» **Exercise instructions**:
Set down the lines that begin at the top of the records and end with the line containing "plt.rcParams['font.family'] = ['Liberation", and drop every picture.

» **Data entries**:

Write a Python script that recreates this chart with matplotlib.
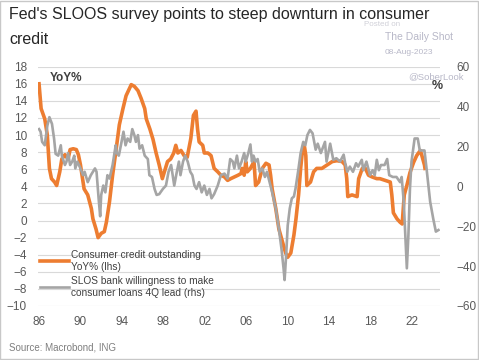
import matplotlib
matplotlib.use('Agg')
import matplotlib.pyplot as plt
from matplotlib.patches import Rectangle

plt.rcParams['font.family'] = ['Liberation Sans', 'DejaVu Sans']

# Consumer credit outstanding, YoY% (lhs)
cc_year = [1986.0, 1986.2, 1986.55, 1986.8, 1987.0, 1987.2, 1987.5, 1987.7, 1988.0, 1988.2,
           1988.5, 1988.8, 1989.0, 1989.3, 1989.6, 1989.8, 1990.0, 1990.1, 1990.35, 1990.7,
           1991.05, 1991.2, 1991.5, 1991.7, 1992.0, 1992.3, 1992.5, 1992.8, 1993.1, 1993.45,
           1993.75, 1994.1, 1994.4, 1994.9, 1995.2, 1995.55, 1995.85, 1996.2, 1996.35, 1996.7,
           1997.0, 1997.3, 1997.6, 1997.9, 1998.1, 1998.4, 1998.7, 1999.0, 1999.2, 1999.4,
           1999.7, 2000.0, 2000.3, 2000.65, 2000.9, 2001.15, 2001.3, 2001.45, 2001.8, 2001.95,
           2002.3, 2002.6, 2002.9, 2003.25, 2003.55, 2003.9, 2004.2, 2004.5, 2004.85, 2005.2,
           2005.5, 2005.6, 2005.8, 2005.95, 2006.1, 2006.4, 2006.75, 2006.9, 2007.2, 2007.55,
           2007.9, 2008.2, 2008.35, 2008.5, 2008.85, 2009.15, 2009.5, 2009.8, 2010.0, 2010.3,
           2010.6, 2010.8, 2011.05, 2011.25, 2011.4, 2011.6, 2011.75, 2011.85, 2012.2, 2012.5,
           2012.8, 2013.3, 2013.8, 2014.3, 2014.75, 2015.25, 2015.55, 2015.7, 2015.8, 2016.2,
           2016.7, 2016.85, 2017.2, 2017.5, 2017.8, 2018.15, 2018.6, 2018.9, 2019.4, 2019.9,
           2020.05, 2020.2, 2020.55, 2020.85, 2021.05, 2021.25, 2021.5, 2021.8, 2022.15, 2022.45,
           2022.8, 2022.95, 2023.2, 2023.25]
cc_yoy = [16.0, 13.1, 11.9, 10.0, 6.1, 4.9, 4.5, 4.1, 5.7, 7.2,
          7.7, 7.2, 8.3, 8.4, 8.3, 7.7, 6.5, 5.7, 3.7, 3.0,
          1.4, 0.2, -1.0, -2.0, -1.5, -1.3, -0.2, 2.2, 5.3, 8.4,
          11.2, 13.1, 14.6, 15.9, 15.7, 15.2, 14.3, 13.1, 11.9, 10.7,
          9.5, 7.9, 6.5, 4.9, 5.7, 6.9, 7.2, 7.9, 8.8, 7.9,
          8.2, 7.6, 7.4, 9.6, 12.3, 12.8, 10.7, 9.2, 8.8, 7.9,
          7.9, 7.6, 6.1, 5.7, 5.3, 5.1, 4.7, 4.9, 5.1, 5.3,
          5.5, 6.1, 5.3, 6.9, 5.7, 6.1, 6.9, 4.1, 4.5, 6.1,
          6.7, 6.5, 5.3, 3.7, 1.4, -1.0, -2.5, -3.8, -4.3, -3.8,
          -1.7, 0.2, 3.0, 6.1, 7.9, 8.8, 7.6, 4.1, 4.5, 5.7,
          6.1, 6.1, 6.5, 6.9, 7.0, 6.9, 6.5, 4.9, 2.8, 3.0,
          2.8, 4.9, 6.1, 6.1, 5.3, 5.1, 4.9, 4.9, 4.7, 4.5,
          3.0, 0.9, 0.2, -0.2, -0.4, 3.0, 4.1, 5.6, 6.8, 7.6,
          8.2, 7.6, 6.5, 6.1]

# SLOOS: bank willingness to make consumer loans, 4Q lead (rhs)
slos_year = [1986.0, 1986.15, 1986.3, 1986.55, 1986.8, 1987.0, 1987.25, 1987.45, 1987.6, 1987.85,
             1988.1, 1988.2, 1988.5, 1988.65, 1988.8, 1989.0, 1989.2, 1989.4, 1989.5, 1989.7,
             1990.0, 1990.25, 1990.4, 1990.7, 1991.0, 1991.4, 1991.55, 1991.75, 1991.9, 1992.0,
             1992.2, 1992.4, 1992.6, 1992.8, 1993.1, 1993.4, 1993.5, 1993.7, 1993.9, 1994.15,
             1994.35, 1994.55, 1994.8, 1995.0, 1995.2, 1995.35, 1995.55, 1995.7, 1995.95, 1996.2,
             1996.5, 1996.65, 1996.9, 1997.15, 1997.35, 1997.6, 1997.95, 1998.25, 1998.5, 1998.75,
             1999.05, 1999.3, 1999.5, 1999.65, 1999.9, 2000.1, 2000.35, 2000.6, 2000.8, 2001.0,
             2001.2, 2001.45, 2001.7, 2001.95, 2002.2, 2002.45, 2002.65, 2002.9, 2003.25, 2003.55,
             2003.9, 2004.2, 2004.45, 2004.7, 2004.85, 2005.1, 2005.3, 2005.55, 2005.8, 2005.95,
             2006.2, 2006.4, 2006.55, 2006.7, 2006.9, 2007.1, 2007.3, 2007.55, 2007.8, 2008.0,
             2008.25, 2008.5, 2008.85, 2009.15, 2009.4, 2009.6, 2009.7, 2009.85, 2010.0, 2010.2,
             2010.4, 2010.6, 2010.75, 2011.0, 2011.25, 2011.5, 2011.7, 2011.9, 2012.15, 2012.4,
             2012.7, 2012.9, 2013.2, 2013.6, 2013.75, 2014.1, 2014.4, 2014.7, 2015.05, 2015.4,
             2015.55, 2015.75, 2016.0, 2016.3, 2016.6, 2016.8, 2017.15, 2017.3, 2017.6, 2017.95,
             2018.2, 2018.4, 2018.6, 2018.8, 2019.0, 2019.35, 2019.6, 2019.8, 2020.15, 2020.5,
             2020.85, 2021.0, 2021.2, 2021.35, 2021.5, 2021.65, 2021.8, 2021.95, 2022.25, 2022.55,
             2022.75, 2023.2, 2023.4, 2023.75, 2024.05, 2024.3, 2024.55]
slos_val = [28.7, 27.4, 22.3, 20.6, 30.4, 34.7, 31.3, 24.0, 16.3, 15.4,
            20.6, 15.4, 10.7, 12.4, 16.7, 10.7, 12.4, 15.4, 9.0, 12.4,
            9.0, 5.6, 7.3, 2.1, 5.6, 9.0, 7.3, -6.0, -15.0, -4.3,
            0.4, -3.0, 5.6, 3.9, 10.7, 20.6, 16.7, 15.4, 20.6, 27.4,
            20.6, 24.0, 22.3, 28.7, 25.7, 22.3, 25.7, 18.9, 20.6, 15.4,
            13.7, 5.6, 4.7, -1.3, -4.3, -3.9, -1.3, 0.4, 7.3, 10.7,
            0.4, 7.3, 12.4, 5.6, 12.4, 15.4, 12.4, 7.3, 5.6, 0.4,
            -1.3, 2.1, -3.0, 0.4, -4.3, -1.3, -6.0, -3.9, 0.4, 5.6,
            6.4, 3.9, 13.7, 12.4, 9.0, 15.4, 9.0, 12.4, 16.7, 12.4,
            16.7, 21.0, 12.4, 15.4, 12.4, 13.7, 7.3, 9.0, 4.7, 7.3,
            2.1, -3.0, -11.1, -21.4, -31.3, -41.1, -47.0, -34.7, -19.7, -11.1,
            -6.0, -5.1, -1.3, 7.3, 16.7, 22.3, 20.6, 25.7, 28.3, 26.6,
            18.4, 21.4, 16.7, 22.3, 12.4, 21.4, 13.3, 14.1, 12.4, 15.9,
            11.6, 7.3, 9.9, 7.3, 11.6, 9.9, 13.3, 8.1, 12.4, 5.6,
            8.1, 5.6, 13.3, 8.1, 10.7, 10.7, 13.7, 5.6, 4.7, 4.7,
            2.1, 4.7, -7.7, -24.4, -41.1, -24.4, -1.3, 12.4, 24.0, 24.0,
            18.0, 18.0, 9.0, -7.7, -16.3, -22.7, -21.9]

year_ticks = [1986, 1990, 1994, 1998, 2002, 2006, 2010, 2014, 2018, 2022]
year_labels = ['86', '90', '94', '98', '02', '06', '10', '14', '18', '22']
left_ticks = list(range(-10, 19, 2))
right_ticks = list(range(-60, 61, 20))

orange = '#ED7D31'
grey = '#A5A5A5'
tick_col = '#595959'

fig = plt.figure(figsize=(4.79, 3.6), dpi=100)
ax = fig.add_axes([38 / 479, 1 - 306 / 360, 402 / 479, (306 - 66.7) / 360])
ax2 = ax.twinx()

l1, = ax.plot(cc_year, cc_yoy, color=orange, lw=2.6, solid_joinstyle='round')
l2, = ax2.plot(slos_year, slos_val, color=grey, lw=1.9, solid_joinstyle='round')

ax.set_xlim(1985.9, 2024.7)
ax.set_ylim(-10, 18)
ax2.set_ylim(-60, 60)
ax.set_yticks(left_ticks)
ax2.set_yticks(right_ticks)
ax.set_xticks(year_ticks)
ax.set_xticklabels(year_labels)

ax.grid(axis='y', color='#D9D9D9', lw=0.8)
ax.set_axisbelow(True)
for a in (ax, ax2):
    for s in a.spines.values():
        s.set_visible(False)
ax.tick_params(axis='both', length=0, labelsize=8.5, labelcolor=tick_col)
ax.tick_params(axis='y', pad=8)
ax.tick_params(axis='x', pad=7)
ax2.tick_params(axis='y', length=0, labelsize=8.5, labelcolor=tick_col, pad=12)

fig.text(50 / 479, 1 - 78 / 360, 'YoY%', fontsize=8.5, fontweight='bold', color='#404040',
         va='center', ha='left')
fig.text(437 / 479, 1 - 86 / 360, '%', fontsize=9, fontweight='bold', color='#404040',
         ha='center', va='center')

leg = ax2.legend([l1, l2],
                 ['Consumer credit outstanding\nYoY% (lhs)',
                  'SLOS bank willingness to make\nconsumer loans 4Q lead (rhs)'],
                 loc='upper left', bbox_to_anchor=(40 / 479, 1 - 250 / 360),
                 bbox_transform=fig.transFigure, frameon=False, fontsize=7.3,
                 handlelength=2.9, handletextpad=0.15, labelspacing=0.45,
                 borderaxespad=0, borderpad=0)
for t in leg.get_texts():
    t.set_color('#404040')

fig.text(9 / 479, 1 - 15 / 360, "Fed's SLOOS survey points to steep downturn in consumer",
         fontsize=11.5, color='#262626', va='center', ha='left')
fig.text(9 / 479, 1 - 39 / 360, 'credit', fontsize=11.5, color='#262626',
         va='center', ha='left')

wm = '#B8B8C8'
fig.text(364 / 479, 1 - 25 / 360, 'Posted on', fontsize=5.8, color='#D0D0D8', va='center')
fig.text(385 / 479, 1 - 37 / 360, 'The Daily Shot', fontsize=7.5, color=wm, va='center')
fig.text(385 / 479, 1 - 52 / 360, '08-Aug-2023', fontsize=6, color=wm, va='center')
fig.text(408 / 479, 1 - 77 / 360, '@SoberLook', fontsize=6.8, color=wm, va='center')

fig.text(9 / 479, 1 - 347 / 360, 'Source: Macrobond, ING', fontsize=7, color='#7F7F7F',
         va='center', ha='left')

fig.patches.append(Rectangle((0.001, 0.002), 0.997, 0.995, transform=fig.transFigure,
                             fill=False, edgecolor='#C8C8C8', lw=1))

fig.savefig('out.png', dpi=100)
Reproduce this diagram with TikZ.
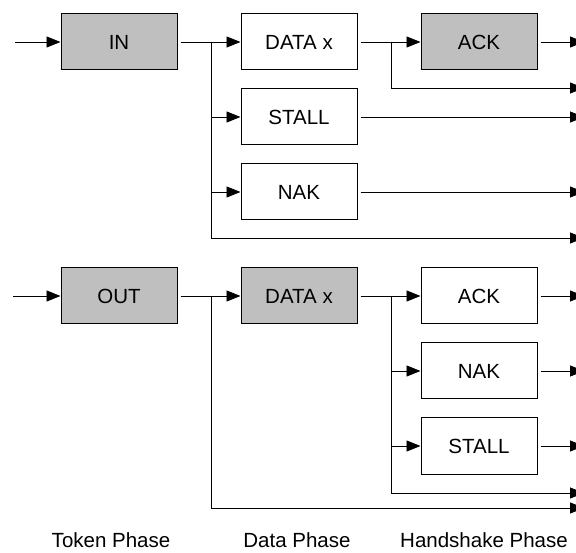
\documentclass[tikz,border=0pt]{standalone}
\usepackage{fontspec}
\setmainfont{Liberation Sans}
\usetikzlibrary{arrows.meta}

\begin{document}
\begin{tikzpicture}[x=1pt,y=-1pt,
  every node/.style={rectangle,draw,line width=1pt,minimum width=116pt,minimum height=56pt,
    inner sep=0pt,font=\fontsize{20.5}{24}\selectfont},
  tone/.style={fill=black!25},
  lbl/.style={draw=none,minimum width=0pt,minimum height=0pt},
  wire/.style={line width=0.8pt},
  arr/.style={wire,-{Triangle[length=14pt,width=11pt]}}]
  \useasboundingbox (0,0) rectangle (576,553);

  \node (a) [tone] at (119,42) {IN};
  \node (b1) at (299,42) {DATA x};
  \node (b2) at (299,117) {STALL};
  \node (b3) at (299,192) {NAK};
  \node (c1) [tone] at (479,42) {ACK};

  \node (d) [tone] at (119,296) {OUT};
  \node (e) [tone] at (299,296) {DATA x};
  \node (f1) at (479,296) {ACK};
  \node (f2) at (479,371) {NAK};
  \node (f3) at (479,446) {STALL};

  \node (t1) [lbl] at (111,540) {Token Phase};
  \node (t2) [lbl] at (297,540) {Data Phase};
  \node (t3) [lbl] at (484,540) {Handshake Phase};

  \coordinate (ia) at (15,42);
  \coordinate (ja) at (211,42);
  \coordinate (jb) at (391,42);
  \coordinate (oa) at (584,42);
  \coordinate (ob) at (584,88);
  \coordinate (oc) at (584,117);
  \coordinate (od) at (584,192);
  \coordinate (oe) at (584,238);

  \coordinate (id) at (13,296);
  \coordinate (jd) at (211,296);
  \coordinate (je) at (391,296);
  \coordinate (of) at (584,296);
  \coordinate (og) at (584,371);
  \coordinate (oh) at (584,446);
  \coordinate (oi) at (584,493);
  \coordinate (oj) at (584,508);

  \draw[arr] (ia) -- (a);
  \draw[arr,shorten <=3pt] (a) -- (b1);
  \draw[arr] (ja) |- (b2);
  \draw[arr] (ja) |- (b3);
  \draw[arr] (ja) |- (oe);
  \draw[arr,shorten <=3pt] (b1) -- (c1);
  \draw[arr] (jb) |- (ob);
  \draw[arr,shorten <=3pt] (c1) -- (oa);
  \draw[arr,shorten <=3pt] (b2) -- (oc);
  \draw[arr,shorten <=3pt] (b3) -- (od);

  \draw[arr] (id) -- (d);
  \draw[arr,shorten <=3pt] (d) -- (e);
  \draw[arr] (jd) |- (oj);
  \draw[arr,shorten <=3pt] (e) -- (f1);
  \draw[arr] (je) |- (f2);
  \draw[arr] (je) |- (f3);
  \draw[arr] (je) |- (oi);
  \draw[arr,shorten <=3pt] (f1) -- (of);
  \draw[arr,shorten <=3pt] (f2) -- (og);
  \draw[arr,shorten <=3pt] (f3) -- (oh);
\end{tikzpicture}
\end{document}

» **Solution to the exercise**:
Write a Python script that recreates this chart with matplotlib.
import matplotlib
matplotlib.use('Agg')
import matplotlib.pyplot as plt
from matplotlib.patches import Rectangle

plt.rcParams['font.family'] = ['Liberation Sans', 'DejaVu Sans']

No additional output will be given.